Waterfront Ventures founder Khai Tran was more succinct.
“I live in Camden; I have a sister who goes to Cherry Hill High School, and she deals with more bullying than I do in Camden,” Tran said.
“I don’t know what’s going to change in the next five to 10 years.”
Jonathan Grzybowski, founder of the Camden startup Penji, said he believes in the power of community voices expressed through digital channels.
In the wake of the Parkland shooting, he praised students for taking their causes into their own hands on social media.
“People in politics aren’t doing enough,” Grzybowski said. “Congressmen and women, they’re not listening to the people. They’re on their own agenda, and their own course. You should at least be listening and having conversations like this.”
“I really want to see youth engagement in community, and I’m scared that if we don’t do that, the next generation of politicians aren’t going to either,” Barrett added.
Rutgers-Camden student Sam Tuero said voters must keep the pressure on their legislators to ensure their representatives govern according to the needs of their constituencies.
For Tuero, no issue more reflects that than immigration.
A child of immigrants from the Dominican Republic, he fears for the safety of his classmates and friends who were brought to the country by their parents as very young children.
Many are in legal limbo under the prosecutorial discretion granted them by the Deferred Action for Childhood Arrivals (DACA) policy, which is buried in Congressional gridlock.
“There’s a lot of anxiety,” Tuero said. “You’re going to school, you’re working; you were told whenever you signed up [for DACA] that you trusted that the government was going to follow through with their promise to find citizenship.
“The thing that we can do is show them that yes, we’re educated, yes, we’re behind you, and you don’t have to feel like that,” he said.
“It’s because of hard-working people like them that our society is functioning,” Pannu said. “It’s telling hard-working people we don’t want your hard work.
“That’s kicking ourselves in the face,” he said. “America needs these people to prosper; they’re here, let them be here.”
Tran said that American immigration and foreign policy under the Trump administration has forced him to question what it means to be an American abroad.
In a trip to Vietnam, his country of ancestry, Tran said he no longer feels the sense of security his American citizenship once provided.
“We come from a third-world country where we’re not protected from our own government,” Tran said.
“Recently, for the first time ever, when someone asked ‘What are you?’, I was more compelled to say ‘Vietnamese’ because that was safer than saying, ‘I’m an American.’”
Many at the table bemoaned the financial hurdles they face trying to get their careers underway.
Square Meal owner Jackie Walther said working as a public schoolteacher afforded her a pension against which she could borrow to establish her business. But she was frustrated that to build the career she wanted for herself required investing in a secondary, full-time career.
“You can’t borrow money if you don’t have money,” Walther said. “I have to work full-time and hustle on the side. You do what you can, but it’s not easy.”
Heyward said the financial issues that follow young people of color start in the public school system and increase in complexity throughout their higher education experiences.

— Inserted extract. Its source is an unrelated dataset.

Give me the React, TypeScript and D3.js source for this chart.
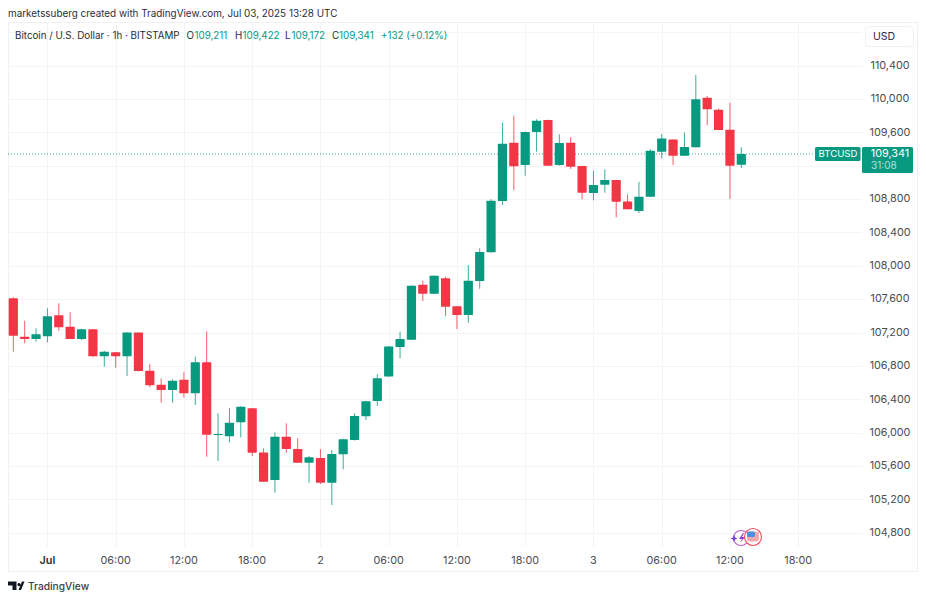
import React, { useEffect, useRef } from 'react';
import * as d3 from 'd3';

// hourly candles
const opens = [107610, 107150, 107122, 107155, 107407, 107270, 107122, 107239, 106915, 106963, 106915, 107199, 106743, 106575, 106511, 106635, 106471, 106843, 105975, 105955, 106124, 106291, 105763, 105432, 105951, 105804, 105640, 105696, 105400, 105740, 105912, 106196, 106380, 106673, 107026, 107114, 107774, 107666, 107850, 107515, 107410, 107818, 108162, 108777, 109476, 109209, 109605, 109749, 109209, 109476, 109197, 108873, 108973, 109029, 108771, 108657, 108828, 109369, 109513, 109321, 109421, 110016, 109872, 109632, 109211];
const highs = [107622, 107342, 107250, 107491, 107551, 107443, 107246, 107243, 106979, 106967, 107201, 107201, 106823, 106651, 106639, 106723, 106910, 107213, 106232, 106295, 106316, 106295, 105811, 106004, 106112, 105932, 105720, 105804, 105792, 105924, 106232, 106383, 106700, 107038, 107210, 107766, 107822, 107887, 107870, 107518, 108007, 108210, 108798, 109716, 109800, 109609, 109757, 109752, 109577, 109541, 109199, 109140, 109157, 109033, 108857, 109008, 109400, 109581, 109515, 109597, 110288, 110036, 109884, 109956, 109422];
const lows = [106970, 107071, 107090, 107083, 107222, 107122, 107110, 106907, 106791, 106779, 106679, 106733, 106543, 106359, 106359, 106419, 106331, 105711, 105660, 105883, 105943, 105719, 105408, 105279, 105759, 105636, 105400, 105384, 105132, 105560, 105906, 106150, 106322, 106670, 106891, 107110, 107577, 107662, 107398, 107242, 107318, 107725, 108158, 108729, 108905, 109080, 109369, 109197, 109200, 109161, 108797, 108785, 108877, 108581, 108675, 108633, 108825, 109289, 109208, 109317, 109418, 109685, 109625, 108801, 109172];
const closes = [107162, 107122, 107179, 107395, 107263, 107122, 107239, 106915, 106970, 106915, 107199, 106739, 106567, 106511, 106623, 106471, 106843, 105975, 105983, 106119, 106311, 105759, 105412, 105951, 105804, 105640, 105704, 105400, 105744, 105920, 106200, 106376, 106652, 107033, 107122, 107762, 107666, 107882, 107510, 107410, 107822, 108166, 108781, 109464, 109193, 109605, 109740, 109200, 109473, 109188, 108877, 108969, 109029, 108769, 108678, 108828, 109380, 109525, 109321, 109425, 109997, 109877, 109628, 109200, 109341];

const priceTicks = [110400, 110000, 109600, 109200, 108800, 108400, 108000, 107600, 107200, 106800, 106400, 106000, 105600, 105200, 104800];
const timeTicks = [3, 9, 15, 21, 27, 33, 39, 45, 51, 57, 63, 69];
const timeLabels = ['Jul', '06:00', '12:00', '18:00', '2', '06:00', '12:00', '18:00', '3', '06:00', '12:00', '18:00'];

const lastPrice = 109341;
const legendParts = [
  { text: 'Bitcoin / U.S. Dollar · 1h · BITSTAMP', dark: true },
  { text: 'O', dark: true },
  { text: '109,211', dark: false },
  { text: 'H', dark: true },
  { text: '109,422', dark: false },
  { text: 'L', dark: true },
  { text: '109,172', dark: false },
  { text: 'C', dark: true },
  { text: '109,341', dark: false },
  { text: '+132 (+0.12%)', dark: false }
];
const legendX = [15, 186.5, 194.5, 235, 242.5, 285, 291.5, 332, 339, 381];

const UP = '#089981';
const DOWN = '#F23645';
const GRID = '#f3f4f6';
const TEXT = '#4a4c53';
const FONT = 'Inter, "Noto Sans", sans-serif';

export default function App(): JSX.Element {
  const svgRef = useRef<SVGSVGElement>(null);

  useEffect(() => {
    const el = svgRef.current;
    if (el == null) {
      return;
    }
    const svg = d3.select(el);
    svg.selectAll('*').remove();
    svg.attr('font-family', FONT);

    const paneLeft = 8;
    const paneRight = 862;
    const paneTop = 22;
    const paneBottom = 547;
    const outerRight = 917;
    const outerBottom = 571;

    const x = d3.scaleLinear().domain([0, 69]).range([13.3, 798.2]);
    const y = d3.scaleLinear().domain([110000, 104800]).range([99, 532.7]);
    const bodyW = 9.2;

    // frame
    svg
      .append('rect')
      .attr('x', paneLeft + 0.5)
      .attr('y', paneTop + 0.5)
      .attr('width', outerRight - paneLeft)
      .attr('height', outerBottom - paneTop)
      .attr('fill', 'none')
      .attr('stroke', '#eff0f2');

    // grid
    svg
      .append('g')
      .selectAll('line')
      .data([110800, ...priceTicks])
      .enter()
      .append('line')
      .attr('x1', paneLeft)
      .attr('x2', paneRight)
      .attr('y1', (d) => Math.round(y(d)) + 0.5)
      .attr('y2', (d) => Math.round(y(d)) + 0.5)
      .attr('stroke', GRID);
    svg
      .append('g')
      .selectAll('line')
      .data(timeTicks)
      .enter()
      .append('line')
      .attr('x1', (d) => Math.round(x(d)) + 0.5)
      .attr('x2', (d) => Math.round(x(d)) + 0.5)
      .attr('y1', paneTop)
      .attr('y2', paneBottom)
      .attr('stroke', GRID);

    // last price line
    svg
      .append('line')
      .attr('x1', paneLeft)
      .attr('x2', 815)
      .attr('y1', y(lastPrice))
      .attr('y2', y(lastPrice))
      .attr('stroke', UP)
      .attr('stroke-opacity', 0.8)
      .attr('stroke-dasharray', '1 2');

    // candles
    const candles = d3.range(opens.length);
    const color = (i: number) => (closes[i] >= opens[i] ? UP : DOWN);
    svg
      .append('g')
      .selectAll('line')
      .data(candles)
      .enter()
      .append('line')
      .attr('x1', (i) => x(i))
      .attr('x2', (i) => x(i))
      .attr('y1', (i) => y(highs[i]))
      .attr('y2', (i) => y(lows[i]))
      .attr('stroke', color)
      .attr('stroke-opacity', 0.8)
      .attr('stroke-width', 1);
    svg
      .append('g')
      .selectAll('rect')
      .data(candles)
      .enter()
      .append('rect')
      .attr('x', (i) => x(i) - bodyW / 2)
      .attr('width', bodyW)
      .attr('y', (i) => y(Math.max(opens[i], closes[i])))
      .attr('height', (i) => Math.max(1, Math.abs(y(opens[i]) - y(closes[i]))))
      .attr('rx', 0.6)
      .attr('fill', color);

    // price axis, the tick behind the last price tag is not shown
    svg
      .append('g')
      .selectAll('text')
      .data(priceTicks.filter((d) => Math.abs(y(d) - y(lastPrice)) > 20))
      .enter()
      .append('text')
      .attr('x', 890)
      .attr('y', (d) => y(d) - 0.5)
      .attr('dy', '0.35em')
      .attr('text-anchor', 'middle')
      .attr('font-size', 10.8)
      .attr('fill', TEXT)
      .text((d) => d3.format(',')(d));

    // time axis
    svg
      .append('g')
      .selectAll('text')
      .data(timeTicks)
      .enter()
      .append('text')
      .attr('x', (d) => x(d))
      .attr('y', 560)
      .attr('dy', '0.35em')
      .attr('text-anchor', 'middle')
      .attr('font-size', 10.8)
      .attr('font-weight', (_, i) => (timeLabels[i] === 'Jul' ? 600 : 400))
      .attr('fill', (_, i) => (timeLabels[i] === 'Jul' ? '#2a2e39' : TEXT))
      .text((_, i) => timeLabels[i]);

    // header
    svg
      .append('text')
      .attr('x', 8)
      .attr('y', 17)
      .attr('font-size', 9.9)
      .attr('fill', '#2a2e39')
      .text('marketssuberg created with TradingView.com, Jul 03, 2025 13:28 UTC');

    svg
      .append('g')
      .selectAll('text')
      .data(legendParts)
      .enter()
      .append('text')
      .attr('x', (_, i) => legendX[i])
      .attr('y', 39)
      .attr('font-size', 9.8)
      .attr('fill', (d) => (d.dark ? '#2a2e39' : UP))
      .text((d) => d.text);

    // USD button
    svg
      .append('rect')
      .attr('x', 865.5)
      .attr('y', 26.5)
      .attr('width', 48)
      .attr('height', 20)
      .attr('rx', 3)
      .attr('fill', '#fff')
      .attr('stroke', '#f0f1f3');
    svg
      .append('text')
      .attr('x', 873)
      .attr('y', 40)
      .attr('font-size', 10.5)
      .attr('fill', '#2a2e39')
      .text('USD');

    // last price tags
    const tagY = y(lastPrice) - 7;
    svg
      .append('rect')
      .attr('x', 815)
      .attr('y', tagY)
      .attr('width', 45.5)
      .attr('height', 14)
      .attr('rx', 1.5)
      .attr('fill', UP);
    svg
      .append('text')
      .attr('x', 838)
      .attr('y', tagY + 7)
      .attr('dy', '0.35em')
      .attr('text-anchor', 'middle')
      .attr('font-size', 9.6)
      .attr('fill', '#fff')
      .text('BTCUSD');
    svg
      .append('rect')
      .attr('x', 862)
      .attr('y', tagY)
      .attr('width', 51)
      .attr('height', 26)
      .attr('rx', 1.5)
      .attr('fill', UP);
    svg
      .append('text')
      .attr('x', 890)
      .attr('y', tagY + 6.5)
      .attr('dy', '0.35em')
      .attr('text-anchor', 'middle')
      .attr('font-size', 10.8)
      .attr('fill', '#fff')
      .text(d3.format(',')(lastPrice));
    svg
      .append('text')
      .attr('x', 871)
      .attr('y', tagY + 18.5)
      .attr('dy', '0.35em')
      .attr('font-size', 10)
      .attr('fill', '#b5e0d8')
      .text('31:08');

    // event icons
    const icons = svg.append('g');
    icons
      .append('circle')
      .attr('cx', 741)
      .attr('cy', 538)
      .attr('r', 7.5)
      .attr('fill', '#fff')
      .attr('stroke', '#b85fd6')
      .attr('stroke-width', 1.2);
    icons
      .append('path')
      .attr('d', 'M743 533l-4 6h3l-2 4 5-6h-3l2-4z')
      .attr('fill', '#8a3fd1');
    icons
      .append('path')
      .attr('d', 'M733 537.5l1 -2.5 1 2.5 2.5 1-2.5 1-1 2.5-1-2.5-2.5-1z')
      .attr('fill', '#6d3fe0');
    icons
      .append('circle')
      .attr('cx', 753)
      .attr('cy', 537)
      .attr('r', 8.5)
      .attr('fill', '#fff')
      .attr('stroke', '#f0505e')
      .attr('stroke-width', 1.2);
    icons
      .append('rect')
      .attr('x', 747)
      .attr('y', 531.5)
      .attr('width', 12)
      .attr('height', 10)
      .attr('rx', 3)
      .attr('fill', '#f7a8ae');
    icons
      .append('rect')
      .attr('x', 747)
      .attr('y', 531.5)
      .attr('width', 8)
      .attr('height', 5.5)
      .attr('rx', 1.5)
      .attr('fill', '#4c8fe0');

    // TradingView logo
    svg
      .append('path')
      .attr('d', 'M8 581.5h8.5v8.5h-4v-4.5h-4.5zM19 583a1.6 1.6 0 1 0 0.01 0zM18.5 590l3.5-8.5h2.5l-3.5 8.5z')
      .attr('fill', '#131722');
    svg
      .append('text')
      .attr('x', 28)
      .attr('y', 590)
      .attr('font-size', 10.2)
      .attr('font-weight', 500)
      .attr('fill', '#3a3e49')
      .text('TradingView');
  }, []);

  return (
    <svg
      ref={svgRef}
      width={926}
      height={600}
      style={{ position: 'absolute', left: 0, top: 0, background: '#fff', display: 'block' }}
    />
  );
}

“The public school system is not a free and fair setup,” she said. “When you go to college, you feel as though you have to work twice as hard, ten times as hard, as someone else.”
Tran argued that student debt could be eliminated altogether if employers stopped requiring advanced degrees from their new hires.
“One way to eliminate the debt is to eliminate the need for the degrees,” he said.
“The root of this is the employers.”
Finally, many in the discussion worried about the need for greater civic equity.
Melissa Le of Waterfront Lab said the chief aim of her organization is “to really figure out how our network of startups and businesses can set an example for social consciousness.”
“I am the quintessential definition of white privilege,” he said. “I hope that other people, when they listen to these conversations… that they’re not hiding behind a desk anymore. That they’re going out into the community and providing access to those who may not look like myself.
“If people like myself aren’t giving access to people who don’t have resources, I think that’s a shame,” he said.
“Everybody’s in their own silo,” said homemaker Ingelle Gonzalez. “We need to break down these walls, because there’s power in numbers. We have to step outside of ourselves.”
Norcross offered encouragement to those at the table while acknowledging the difficulty in moving national agendas forward in a partisan political climate.
“It’s easy to prey on those who are susceptible to this,” he said. “It’s easy to blame the other guy than it is to turn it on yourself and say, ‘What part do I play on this?’.
“This is a marathon, it’s not a sprint,” Norcross said. “We don’t need a wave, we just need a ripple that runs through the entire country. That will change things.”